It was almost a year ago that at work we were uncertain
as to our department’s future and unable to get a straight answer from
anyone. This created a “the sky is
falling!” atmosphere which was stressful to say the least. Although I was certain that my personal
circumstances wouldn’t permit me to return after the summer break I went to “save
our jobs” meetings. I participated in a
rather public way in trying to stop what was happening with a letter to the
editor of several of our local papers. It was printed in our county paper and
in the online version of a local free publication. It was copied, printed, and posted around our
work area by my coworkers. It was an
excellent letter, I was told by many.
That was quite gratifying for a writer such as me! I went to meetings, I wrote a speech for a
coworker. I tried along with the rest of
my department and some from other departments and the union to stop the
inevitable. I was sucked into the panic and guess what? The sky fell; well partially. We all still had jobs with a new company if
we chose to take them. I took a job with
them as they were willing to work with my personal situation and so far so
good.
In the past couple weeks I have been barraged with
information about changes to the services my disabled daughter receives; and a
call to arms. “The sky is falling!” once
again, this time at the state level. I
wasn’t going to join in, my plan was to stay informed; but guess what? I got
sucked in and wrote a letter which I sent to the governor, our state’s
department of health and human services, and posted on the Facebook page
advocating against the proposal. ‘It’s a great letter!’ ‘Very clear and to the point!’ ‘Wonderful strong words!’ Those are some of the comments I
received. Once again gratifying for a
writer; but very public and out of my comfort zone. What’s worse for me personally though is that
this letter made me confront the ways in which my child is lacking.
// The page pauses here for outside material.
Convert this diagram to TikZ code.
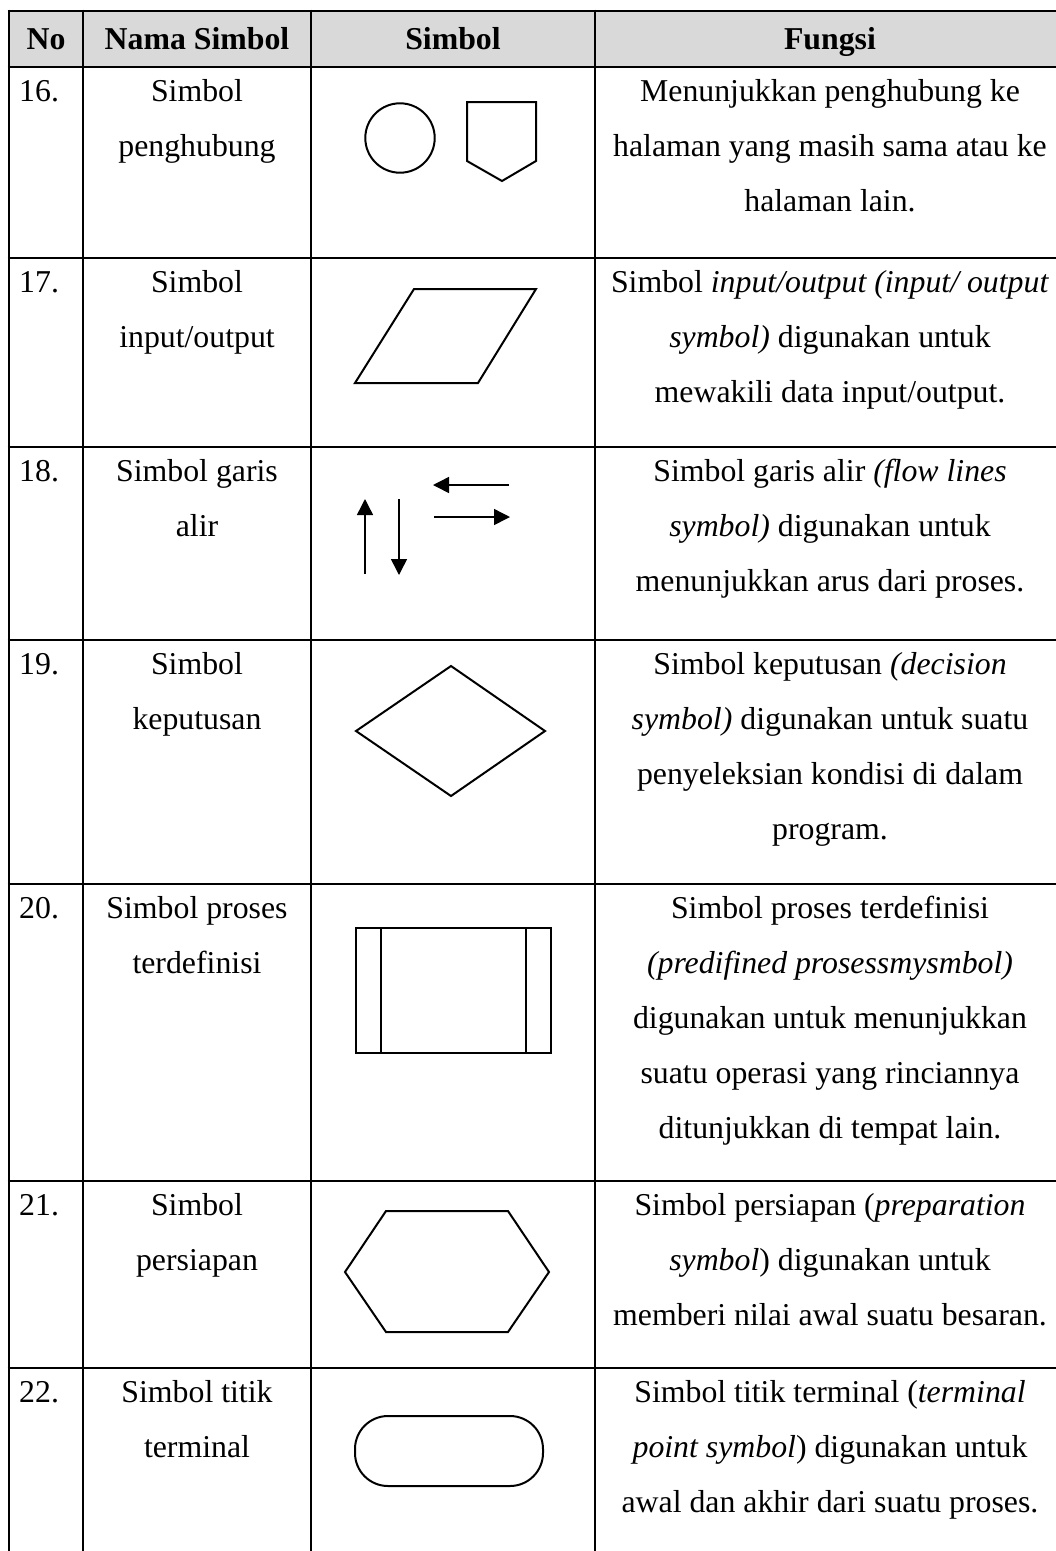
\documentclass[tikz,border=0pt]{standalone}
\usepackage{fontspec}
\setmainfont{Liberation Serif}
\usetikzlibrary{arrows.meta}
\definecolor{headgray}{HTML}{D9D9D9}
\newcommand{\fst}{\rule{0pt}{30pt}}
\tikzset{
  celltxt/.style={font=\fontsize{31.8}{55}\selectfont, align=center, inner sep=0pt, anchor=north},
  numtxt/.style={font=\fontsize{31.8}{55}\selectfont, inner sep=0pt, anchor=base west},
  headtxt/.style={font=\bfseries\fontsize{31.8}{38}\selectfont, inner sep=0pt, anchor=base},
  gridline/.style={line width=2.6pt},
  shp/.style={line width=2pt, line join=miter},
  flow/.style={line width=1.5pt, -{Triangle[length=16pt,width=16pt]}},
}
\begin{document}
\begin{tikzpicture}[x=1pt,y=-1pt]
\useasboundingbox (0,0) rectangle (1056,1551);
\clip (0,0) rectangle (1056,1551);
\fill[white] (0,0) rectangle (1056,1551);
% header
\fill[headgray] (9,11) rectangle (1066,67);
% grid
\foreach \yy in {11,67,258,447,640,884,1181,1368}
  \draw[gridline] (7.7,\yy) -- (1070,\yy);
\foreach \xx in {9,83,311,595,1066}
  \draw[gridline] (\xx,9.7) -- (\xx,1560);
% header texts
\node[headtxt] (hno) at (46,49) {No};
\node[headtxt] (hnama) at (197,49) {Nama Simbol};
\node[headtxt] (hsim) at (453,49) {Simbol};
\node[headtxt] (hfun) at (830,49) {Fungsi};
% numbers
\node[numtxt] (n16) at (19,101) {16.};
\node[numtxt] (n17) at (19,292) {17.};
\node[numtxt] (n18) at (19,481) {18.};
\node[numtxt] (n19) at (19,674) {19.};
\node[numtxt] (n20) at (19,918) {20.};
\node[numtxt] (n21) at (19,1215) {21.};
\node[numtxt] (n22) at (19,1402) {22.};
% names
\node[celltxt] (a16) at (197,71) {\fst Simbol\\penghubung};
\node[celltxt] (a17) at (197,262) {\fst Simbol\\input/output};
\node[celltxt] (a18) at (197,451) {\fst Simbol garis\\alir};
\node[celltxt] (a19) at (197,644) {\fst Simbol\\keputusan};
\node[celltxt] (a20) at (197,888) {\fst Simbol proses\\terdefinisi};
\node[celltxt] (a21) at (197,1185) {\fst Simbol\\persiapan};
\node[celltxt] (a22) at (197,1372) {\fst Simbol titik\\terminal};
% functions
\node[celltxt] (f16) at (830,71) {\fst Menunjukkan penghubung ke\\halaman yang masih sama atau ke\\halaman lain.};
\node[celltxt] (f17) at (830,262) {\fst Simbol \textit{input/output (input/ output}\\\textit{symbol)} digunakan untuk\\mewakili data input/output.};
\node[celltxt] (f18) at (830,451) {\fst Simbol garis alir \textit{(flow lines}\\\textit{symbol)} digunakan untuk\\menunjukkan arus dari proses.};
\node[celltxt] (f19) at (830,644) {\fst Simbol keputusan \textit{(decision}\\\textit{symbol)} digunakan untuk suatu\\penyeleksian kondisi di dalam\\program.};
\node[celltxt] (f20) at (830,888) {\fst Simbol proses terdefinisi\\\textit{(predifined prosessmysmbol)}\\digunakan untuk menunjukkan\\suatu operasi yang rinciannya\\ditunjukkan di tempat lain.};
\node[celltxt] (f21) at (830,1185) {\fst Simbol persiapan (\textit{preparation}\\\textit{symbol}) digunakan untuk\\memberi nilai awal suatu besaran.};
\node[celltxt] (f22) at (830,1372) {\fst Simbol titik terminal (\textit{terminal}\\\textit{point symbol}) digunakan untuk\\awal dan akhir dari suatu proses.};
% symbols
\draw[shp] (400,138) circle (34.7);
\draw[shp] (467,102) -- (536,102) -- (536,161) -- (502,181) -- (467,161) -- cycle;
\draw[shp] (414,289) -- (536,289) -- (478,383) -- (355,383) -- cycle;
\coordinate (u1) at (365,574); \coordinate (u2) at (365,499);
\coordinate (d1) at (399,499); \coordinate (d2) at (399,575);
\coordinate (l1) at (509,485); \coordinate (l2) at (433,485);
\coordinate (r1) at (434,517); \coordinate (r2) at (510,517);
\draw[flow] (u1) -- (u2);
\draw[flow] (d1) -- (d2);
\draw[flow] (l1) -- (l2);
\draw[flow] (r1) -- (r2);
\draw[shp] (451,666) -- (545,731) -- (451,796) -- (356,731) -- cycle;
\draw[shp] (356,928) rectangle (551,1053);
\draw[shp] (381,928) -- (381,1053);
\draw[shp] (526,928) -- (526,1053);
\draw[shp] (345,1272) -- (386,1211) -- (508,1211) -- (549,1272) -- (508,1332) -- (386,1332) -- cycle;
\draw[shp, rounded corners=33pt] (355,1416) rectangle (543,1486);
\end{tikzpicture}
\end{document}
For over 22 years I’ve been by turns confronting
and on some level ignoring those things while still dealing with them. Yet here I am laying it out there for the
entire world to see. It’s heart
wounding, it hurts, it stinks. I prefer
to focus on the positives about her; all the things that she is and not what
she is not. Will it do any good? Will any of this stop the proposal as it is
written from being adopted? Let’s hope
that there are a sufficient number of us willing to lay it all out there to make
a difference and change the proposal so that it is fair to all. If not, the sky may indeed fall; or at least
part of it, and I’ll be picking up the pieces again.
1 comment:
Sue, I'm very sorry this situation is happening, and I'm especially sorry it's so painful. I wish I could do something to help!